Christmas Audiobook Review: V.C. Andrews’s “Flowers in the Attic”


About the book: Growing up in the ’80s, I remember junior high girls carrying around paperback copies of Flowers in the Attic and knowing there was something scandalous about it. I later learned what the plot’s marquee scandal was, but not until I listened to the full audiobook did I understand just what a twisted web Andrews wove around her essentially helpless teenage narrator.

There’s no denying the author’s skill at writing high gothic family drama. Although certainly not marketed as a young adult novel, it’s remained popular among kids both because it’s about a girl who ages from 12 to 15 over the course of the book and because it’s completely accessible to readers of that age, even younger.

Andrews lays out what initially seems a reasonable explanation for Cathy and her three siblings to spend a couple of nights in a spacious attic (albeit one with nightmarish Bosch prints on the wall), then adds horrors gradually, one chapter at a time, building to a gasp-worthy climax. It’s like The Boxcar Children from hell.

A global sensation with over 40 million copies sold, Flowers in the Attic has spawned two film adaptations and seven sequels — three-and-a-half of them written by Andrews, who was 56 when the novel was published and died in 1986. It’s incredibly problematic for very obvious reasons, but while you probably shouldn’t wait around for Greta Gerwig to do a movie, it does have its defenders — including The New Inquiry’s Autumn Whitefield-Madrano, who calls it “the best book ever.”

Today, it reads (or, as the case may be, listens) like a catalog of women’s fears that were less often aired before the #MeToo movement and the 2016 election. Cathy is physically, sexually, and mentally abused, while constantly being guilted and gaslit into thinking it’s wrong to doubt the motives of anyone around her. The fear Andrews places at the novel’s heart is that Cathy’s been betrayed not just by the men, but by the women in her life.
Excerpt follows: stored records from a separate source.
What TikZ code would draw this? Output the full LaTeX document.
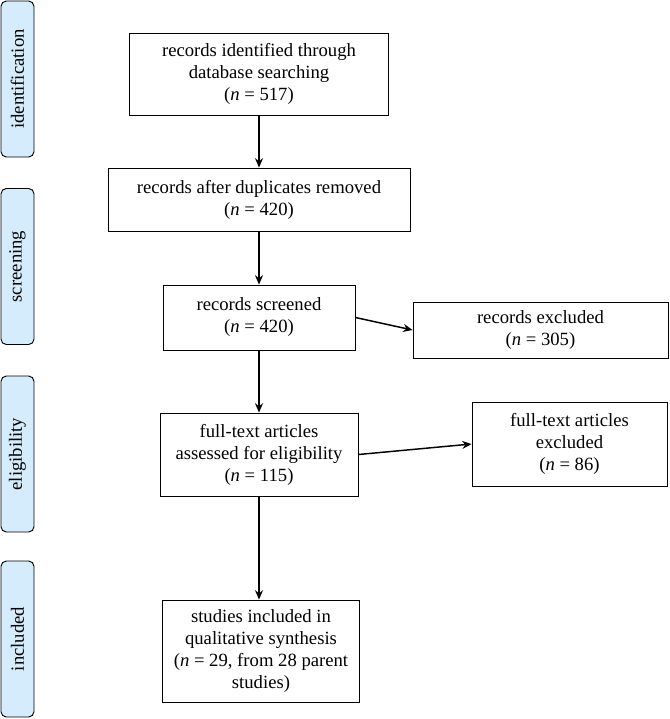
\documentclass[tikz,border=0pt]{standalone}
\usepackage{fontspec}
\setmainfont{Liberation Serif}
\usepackage{tikz}
\usetikzlibrary{shapes.geometric, arrows, arrows.meta, calc, positioning}
\definecolor{stageblue}{RGB}{212,236,251}
\tikzstyle{block} = [rectangle, line width=0.7pt, align=center, text centered, draw=black, font=\fontsize{14}{16.5}\selectfont]
\tikzstyle{stage} = [rectangle, rounded corners=4pt, line width=0.7pt, draw=black, fill=stageblue, rotate=90, minimum width=117pt, minimum height=24.75pt, font=\fontsize{14}{16.5}\selectfont]
\tikzstyle{arrow} = [line width=1.1pt,->,>={Stealth[length=7pt,width=6pt]}]
\begin{document}
\begin{tikzpicture}[x=0.75pt, y=-0.75pt]
	\useasboundingbox (0,0) rectangle (670,719);
	% stages
	\node (StageIdent) [stage] at (17.5,79) {identification};
	\node (StageScreen) [stage] at (17.5,266.5) {screening};
	\node (StageElig) [stage] at (17.5,454) {eligibility};
	\node (StageIncl) [stage] at (17.5,639) {included};
	% main column
	\node (Identified) [block, minimum width=194.25pt, minimum height=61.5pt] at (259,74) {records identified through\\database searching\\(\textit{n} = 517)};
	\node (Duplicates) [block, minimum width=226.5pt, minimum height=47.25pt] at (259,199.5) {records after duplicates removed\\(\textit{n} = 420)};
	\node (Screened) [block, minimum width=144pt, minimum height=48.75pt] at (259,317.5) {records screened\\(\textit{n} = 420)};
	\node (Assessed) [block, minimum width=148.5pt, minimum height=62.25pt] at (259,454.5) {full-text articles\\assessed for eligibility\\(\textit{n} = 115)};
	\node (Synthesis) [block, minimum width=147.75pt, minimum height=76.5pt] at (261,651) {studies included in\\qualitative synthesis\\(\textit{n} = 29, from 28 parent\\studies)};
	% exclusions
	\node (RecExcluded) [block, minimum width=191.25pt, minimum height=42pt] at (540.5,330) {records excluded\\(\textit{n} = 305)};
	\node (FullExcluded) [block, minimum width=146.25pt, minimum height=63pt] at (569.5,444) {full-text articles\\excluded\\(\textit{n} = 86)};
	\draw [arrow] (Identified) -- (Duplicates);
	\draw [arrow] (Duplicates) -- (Screened);
	\draw [arrow] (Screened) -- (Assessed);
	\draw [arrow] (Assessed.south) -- (Assessed.south |- Synthesis.north);
	\draw [arrow] (Screened.east) -- (RecExcluded.west);
	\draw [arrow] (Assessed.east) -- (FullExcluded.west);
\end{tikzpicture}
\end{document}
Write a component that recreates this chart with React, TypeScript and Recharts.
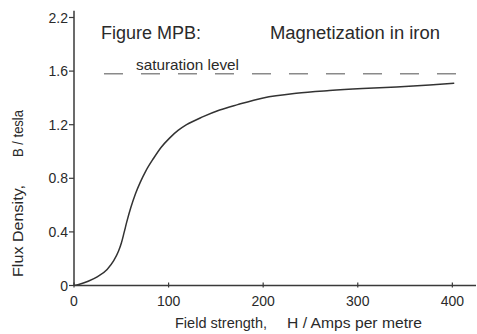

About the audiobook: To mark the book’s 40th anniversary, Simon and Schuster has published a new Flowers in the Attic audiobook narrated by Mena Suvari — who, despite a long career, remains most indelibly associated with another popular entertainment involving, as the new book cover euphemistically puts it, “forbidden love.” Suvari’s performance is pitch-perfect, capturing the stilted dialogue in suitably urgent tones right down to the last “good-golly day!”

Most Christmasy moment: As the Dollanganger children mark their first Christmas in the attic (the eponymous paper flowers changed to snowflakes to celebrate the season), their mother decides it’s safe to let her two oldest sneak downstairs just this once to peek out at a grand holiday party their grandparents are throwing. They spy their spiteful grandfather in the flesh, and gain new home that maybe, just maybe, that old fucker is finally going to keel over and die.

Least Christmasy moment: When the children present their wretched grandmother with a carefully hand-crafted gift, she pointedly ignores them. Cathy screams with rage and frustration, and stomps the present to a pulp.